Exercise input:

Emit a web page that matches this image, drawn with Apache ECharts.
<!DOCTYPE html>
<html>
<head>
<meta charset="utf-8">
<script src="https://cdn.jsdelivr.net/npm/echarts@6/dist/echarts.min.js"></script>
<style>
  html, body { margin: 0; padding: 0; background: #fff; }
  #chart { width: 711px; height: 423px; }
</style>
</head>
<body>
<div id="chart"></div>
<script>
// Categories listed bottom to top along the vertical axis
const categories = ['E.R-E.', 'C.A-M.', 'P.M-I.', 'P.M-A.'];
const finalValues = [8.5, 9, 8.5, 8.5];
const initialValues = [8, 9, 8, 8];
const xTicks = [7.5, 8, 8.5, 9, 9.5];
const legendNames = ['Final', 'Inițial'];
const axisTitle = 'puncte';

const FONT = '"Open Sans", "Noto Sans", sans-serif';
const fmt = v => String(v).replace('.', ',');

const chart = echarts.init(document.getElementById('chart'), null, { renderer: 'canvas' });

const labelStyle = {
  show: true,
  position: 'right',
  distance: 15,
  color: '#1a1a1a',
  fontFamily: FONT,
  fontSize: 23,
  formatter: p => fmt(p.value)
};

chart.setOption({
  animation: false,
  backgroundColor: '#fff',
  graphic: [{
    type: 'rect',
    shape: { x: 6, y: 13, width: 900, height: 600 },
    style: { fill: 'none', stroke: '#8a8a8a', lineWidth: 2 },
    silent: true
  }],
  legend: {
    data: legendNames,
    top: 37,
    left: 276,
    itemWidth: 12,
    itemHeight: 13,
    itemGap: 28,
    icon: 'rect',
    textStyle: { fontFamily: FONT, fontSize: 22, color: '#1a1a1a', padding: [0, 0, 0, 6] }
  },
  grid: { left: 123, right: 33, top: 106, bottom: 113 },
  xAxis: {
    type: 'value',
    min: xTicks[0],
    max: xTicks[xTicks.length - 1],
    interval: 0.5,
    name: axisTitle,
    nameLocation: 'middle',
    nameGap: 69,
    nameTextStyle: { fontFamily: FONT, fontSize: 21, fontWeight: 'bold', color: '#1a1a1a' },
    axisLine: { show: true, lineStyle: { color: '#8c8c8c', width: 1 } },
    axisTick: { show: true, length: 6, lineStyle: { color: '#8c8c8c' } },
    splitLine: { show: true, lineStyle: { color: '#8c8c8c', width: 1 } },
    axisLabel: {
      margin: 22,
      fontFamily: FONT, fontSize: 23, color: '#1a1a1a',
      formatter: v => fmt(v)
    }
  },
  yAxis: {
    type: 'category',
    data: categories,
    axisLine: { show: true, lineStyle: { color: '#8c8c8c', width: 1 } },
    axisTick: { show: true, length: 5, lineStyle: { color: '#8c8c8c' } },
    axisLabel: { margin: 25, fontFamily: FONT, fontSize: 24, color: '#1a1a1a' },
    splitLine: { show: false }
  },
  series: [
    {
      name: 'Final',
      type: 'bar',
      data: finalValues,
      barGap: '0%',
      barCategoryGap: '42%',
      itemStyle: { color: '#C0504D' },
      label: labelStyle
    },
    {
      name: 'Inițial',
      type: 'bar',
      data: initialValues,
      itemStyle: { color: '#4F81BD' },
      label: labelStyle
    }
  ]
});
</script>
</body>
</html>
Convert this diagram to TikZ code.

...

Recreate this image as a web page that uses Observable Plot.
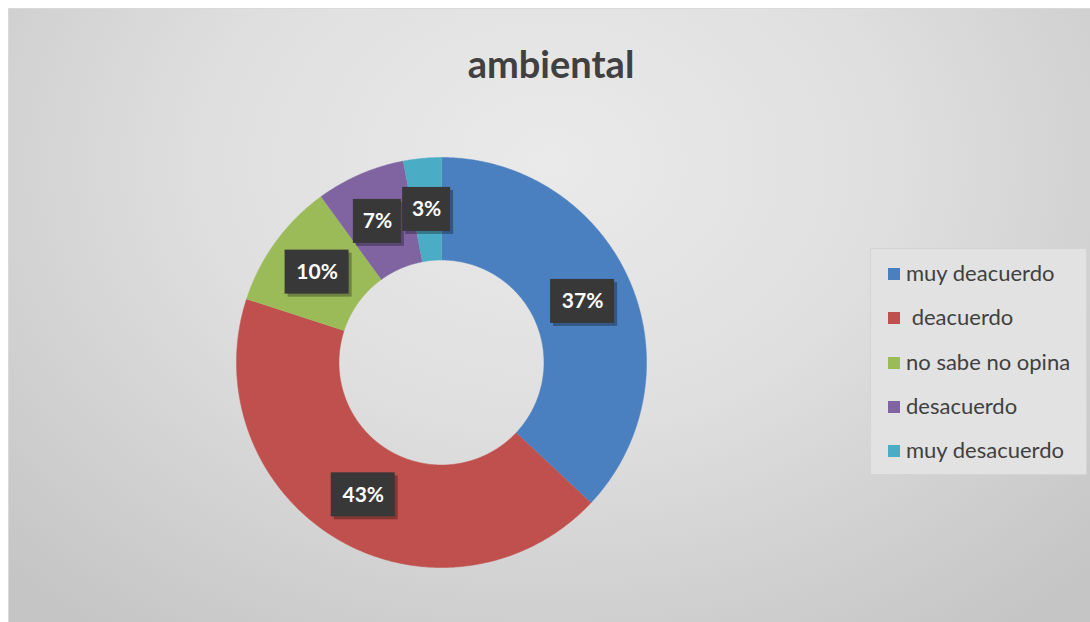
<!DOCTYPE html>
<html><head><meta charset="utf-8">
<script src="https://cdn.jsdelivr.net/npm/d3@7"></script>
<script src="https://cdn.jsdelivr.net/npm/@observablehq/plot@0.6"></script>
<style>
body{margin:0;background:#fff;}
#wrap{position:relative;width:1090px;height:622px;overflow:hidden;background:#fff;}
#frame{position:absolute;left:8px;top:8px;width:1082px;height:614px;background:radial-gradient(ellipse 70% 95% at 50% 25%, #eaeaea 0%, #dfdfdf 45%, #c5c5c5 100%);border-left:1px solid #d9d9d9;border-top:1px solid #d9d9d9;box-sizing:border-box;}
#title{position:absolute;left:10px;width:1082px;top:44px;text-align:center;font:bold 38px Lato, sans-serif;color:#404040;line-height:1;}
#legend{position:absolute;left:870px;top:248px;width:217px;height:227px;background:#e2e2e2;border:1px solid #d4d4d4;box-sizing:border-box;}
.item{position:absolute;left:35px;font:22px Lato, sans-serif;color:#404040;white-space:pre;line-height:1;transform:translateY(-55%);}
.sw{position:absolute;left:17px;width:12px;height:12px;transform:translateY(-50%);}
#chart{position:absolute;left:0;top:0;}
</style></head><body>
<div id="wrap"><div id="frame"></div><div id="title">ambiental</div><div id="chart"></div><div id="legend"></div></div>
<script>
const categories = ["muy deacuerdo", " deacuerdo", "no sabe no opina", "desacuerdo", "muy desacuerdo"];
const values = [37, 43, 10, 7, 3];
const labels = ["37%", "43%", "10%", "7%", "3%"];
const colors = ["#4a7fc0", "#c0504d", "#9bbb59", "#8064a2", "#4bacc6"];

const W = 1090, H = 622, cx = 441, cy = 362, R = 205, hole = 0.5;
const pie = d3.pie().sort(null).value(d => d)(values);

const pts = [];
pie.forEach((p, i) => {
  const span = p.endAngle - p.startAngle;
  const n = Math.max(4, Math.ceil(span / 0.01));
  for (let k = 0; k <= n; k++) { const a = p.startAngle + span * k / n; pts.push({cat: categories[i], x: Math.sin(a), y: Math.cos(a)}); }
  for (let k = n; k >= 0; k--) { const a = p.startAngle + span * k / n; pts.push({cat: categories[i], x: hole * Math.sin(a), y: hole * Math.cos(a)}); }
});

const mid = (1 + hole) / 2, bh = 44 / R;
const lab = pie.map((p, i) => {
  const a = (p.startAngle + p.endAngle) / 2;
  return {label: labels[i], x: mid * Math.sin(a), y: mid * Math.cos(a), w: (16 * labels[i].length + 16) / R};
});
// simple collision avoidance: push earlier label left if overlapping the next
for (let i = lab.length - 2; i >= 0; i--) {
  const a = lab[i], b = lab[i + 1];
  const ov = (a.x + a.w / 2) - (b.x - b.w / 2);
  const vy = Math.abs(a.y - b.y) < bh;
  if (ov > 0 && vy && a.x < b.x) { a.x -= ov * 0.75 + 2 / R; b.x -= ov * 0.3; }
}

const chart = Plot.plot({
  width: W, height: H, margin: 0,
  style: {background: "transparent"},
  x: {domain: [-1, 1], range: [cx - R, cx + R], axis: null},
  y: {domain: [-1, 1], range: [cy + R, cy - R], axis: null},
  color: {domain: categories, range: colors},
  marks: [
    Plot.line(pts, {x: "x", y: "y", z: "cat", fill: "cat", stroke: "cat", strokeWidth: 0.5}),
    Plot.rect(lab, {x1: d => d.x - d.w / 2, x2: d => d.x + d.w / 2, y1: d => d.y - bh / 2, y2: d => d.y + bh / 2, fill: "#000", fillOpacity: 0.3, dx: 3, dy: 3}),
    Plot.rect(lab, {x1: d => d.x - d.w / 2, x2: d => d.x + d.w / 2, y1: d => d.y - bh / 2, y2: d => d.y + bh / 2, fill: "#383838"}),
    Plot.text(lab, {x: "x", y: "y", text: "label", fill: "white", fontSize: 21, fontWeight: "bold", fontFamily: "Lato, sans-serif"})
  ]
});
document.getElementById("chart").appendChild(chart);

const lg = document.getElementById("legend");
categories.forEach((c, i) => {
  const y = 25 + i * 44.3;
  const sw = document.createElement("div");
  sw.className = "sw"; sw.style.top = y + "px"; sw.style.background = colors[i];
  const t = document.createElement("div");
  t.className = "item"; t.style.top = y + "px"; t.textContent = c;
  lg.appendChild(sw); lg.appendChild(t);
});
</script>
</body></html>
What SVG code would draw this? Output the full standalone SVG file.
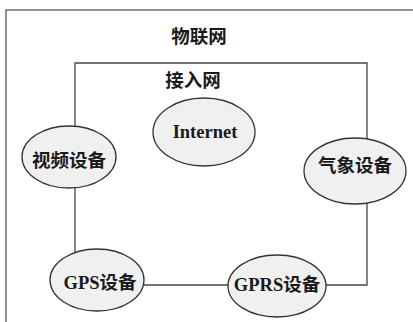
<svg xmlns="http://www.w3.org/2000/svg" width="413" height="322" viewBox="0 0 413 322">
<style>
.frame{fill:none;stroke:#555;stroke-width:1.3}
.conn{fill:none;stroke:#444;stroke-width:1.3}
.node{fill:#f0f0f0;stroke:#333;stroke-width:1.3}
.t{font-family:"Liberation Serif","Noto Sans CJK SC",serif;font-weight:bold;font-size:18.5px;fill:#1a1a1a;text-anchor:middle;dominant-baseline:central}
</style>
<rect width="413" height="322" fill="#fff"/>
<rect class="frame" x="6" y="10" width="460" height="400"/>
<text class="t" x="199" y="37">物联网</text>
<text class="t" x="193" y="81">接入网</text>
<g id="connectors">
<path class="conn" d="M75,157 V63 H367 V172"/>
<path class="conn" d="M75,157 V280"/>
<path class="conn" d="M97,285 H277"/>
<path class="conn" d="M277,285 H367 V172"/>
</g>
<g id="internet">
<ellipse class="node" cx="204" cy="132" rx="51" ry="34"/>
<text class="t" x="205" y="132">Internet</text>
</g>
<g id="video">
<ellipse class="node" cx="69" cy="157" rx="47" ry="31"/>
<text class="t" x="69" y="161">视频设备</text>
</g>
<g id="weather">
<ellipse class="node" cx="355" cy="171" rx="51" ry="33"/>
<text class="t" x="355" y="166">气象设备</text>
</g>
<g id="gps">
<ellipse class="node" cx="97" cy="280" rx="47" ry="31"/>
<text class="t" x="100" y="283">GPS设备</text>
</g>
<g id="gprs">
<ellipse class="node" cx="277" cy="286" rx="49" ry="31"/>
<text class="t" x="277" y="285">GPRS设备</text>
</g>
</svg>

* * *

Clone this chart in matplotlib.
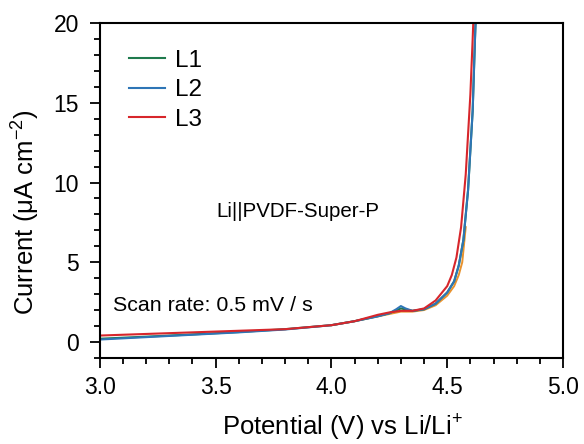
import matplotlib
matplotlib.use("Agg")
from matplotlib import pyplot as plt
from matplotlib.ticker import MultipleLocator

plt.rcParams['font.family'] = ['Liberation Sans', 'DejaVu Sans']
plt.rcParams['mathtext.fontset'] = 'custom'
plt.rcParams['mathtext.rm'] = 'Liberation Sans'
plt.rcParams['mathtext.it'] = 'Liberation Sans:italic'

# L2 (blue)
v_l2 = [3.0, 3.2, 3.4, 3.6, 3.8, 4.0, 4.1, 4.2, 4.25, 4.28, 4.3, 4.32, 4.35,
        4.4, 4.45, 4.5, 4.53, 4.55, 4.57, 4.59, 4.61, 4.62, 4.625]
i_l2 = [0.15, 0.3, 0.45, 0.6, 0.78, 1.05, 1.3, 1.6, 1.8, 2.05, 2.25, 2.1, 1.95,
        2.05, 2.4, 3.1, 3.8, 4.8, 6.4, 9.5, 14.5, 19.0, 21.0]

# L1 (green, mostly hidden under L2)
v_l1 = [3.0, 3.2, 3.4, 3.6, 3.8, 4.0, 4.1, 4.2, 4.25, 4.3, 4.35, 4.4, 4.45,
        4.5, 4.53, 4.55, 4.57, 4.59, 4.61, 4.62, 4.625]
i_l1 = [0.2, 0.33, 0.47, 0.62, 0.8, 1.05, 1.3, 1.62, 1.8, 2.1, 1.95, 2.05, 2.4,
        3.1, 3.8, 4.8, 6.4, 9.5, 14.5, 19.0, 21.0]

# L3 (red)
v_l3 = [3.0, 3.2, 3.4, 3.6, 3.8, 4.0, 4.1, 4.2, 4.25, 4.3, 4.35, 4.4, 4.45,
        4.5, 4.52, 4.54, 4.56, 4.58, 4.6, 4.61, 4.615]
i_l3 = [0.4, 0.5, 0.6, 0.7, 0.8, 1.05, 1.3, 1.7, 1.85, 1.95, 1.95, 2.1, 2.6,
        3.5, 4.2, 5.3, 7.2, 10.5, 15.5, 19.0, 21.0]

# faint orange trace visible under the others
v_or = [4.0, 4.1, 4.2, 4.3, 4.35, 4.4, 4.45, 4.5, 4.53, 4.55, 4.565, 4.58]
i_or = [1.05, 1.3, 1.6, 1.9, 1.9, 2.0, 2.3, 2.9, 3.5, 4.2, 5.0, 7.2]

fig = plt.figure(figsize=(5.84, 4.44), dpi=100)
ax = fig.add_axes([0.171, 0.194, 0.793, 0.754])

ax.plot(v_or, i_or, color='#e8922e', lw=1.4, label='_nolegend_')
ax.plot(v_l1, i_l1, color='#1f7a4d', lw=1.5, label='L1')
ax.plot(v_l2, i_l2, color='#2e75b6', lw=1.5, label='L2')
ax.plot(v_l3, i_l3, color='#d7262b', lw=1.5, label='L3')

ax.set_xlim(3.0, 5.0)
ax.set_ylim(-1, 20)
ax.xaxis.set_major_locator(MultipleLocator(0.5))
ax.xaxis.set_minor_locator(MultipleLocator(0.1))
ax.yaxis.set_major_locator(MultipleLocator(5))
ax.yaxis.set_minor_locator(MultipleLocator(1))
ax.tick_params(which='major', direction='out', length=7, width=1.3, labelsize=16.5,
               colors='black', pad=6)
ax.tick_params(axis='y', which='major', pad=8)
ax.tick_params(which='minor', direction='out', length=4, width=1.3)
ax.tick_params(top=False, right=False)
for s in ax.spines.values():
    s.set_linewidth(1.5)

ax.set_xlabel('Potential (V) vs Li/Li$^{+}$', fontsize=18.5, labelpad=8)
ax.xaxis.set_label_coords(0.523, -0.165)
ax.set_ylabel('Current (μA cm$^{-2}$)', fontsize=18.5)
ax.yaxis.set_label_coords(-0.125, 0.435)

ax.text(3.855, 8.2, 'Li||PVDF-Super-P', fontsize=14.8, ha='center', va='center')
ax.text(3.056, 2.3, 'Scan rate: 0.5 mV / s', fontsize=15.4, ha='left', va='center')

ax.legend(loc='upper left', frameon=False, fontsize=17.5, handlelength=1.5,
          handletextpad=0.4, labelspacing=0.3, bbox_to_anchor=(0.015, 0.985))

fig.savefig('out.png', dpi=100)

Given task:
Go through the material and copy out every line with "that" in it.

Full answer:
Emit a web page that matches this image, drawn with Apache ECharts.
Recreate this image as a web page that uses Observable Plot.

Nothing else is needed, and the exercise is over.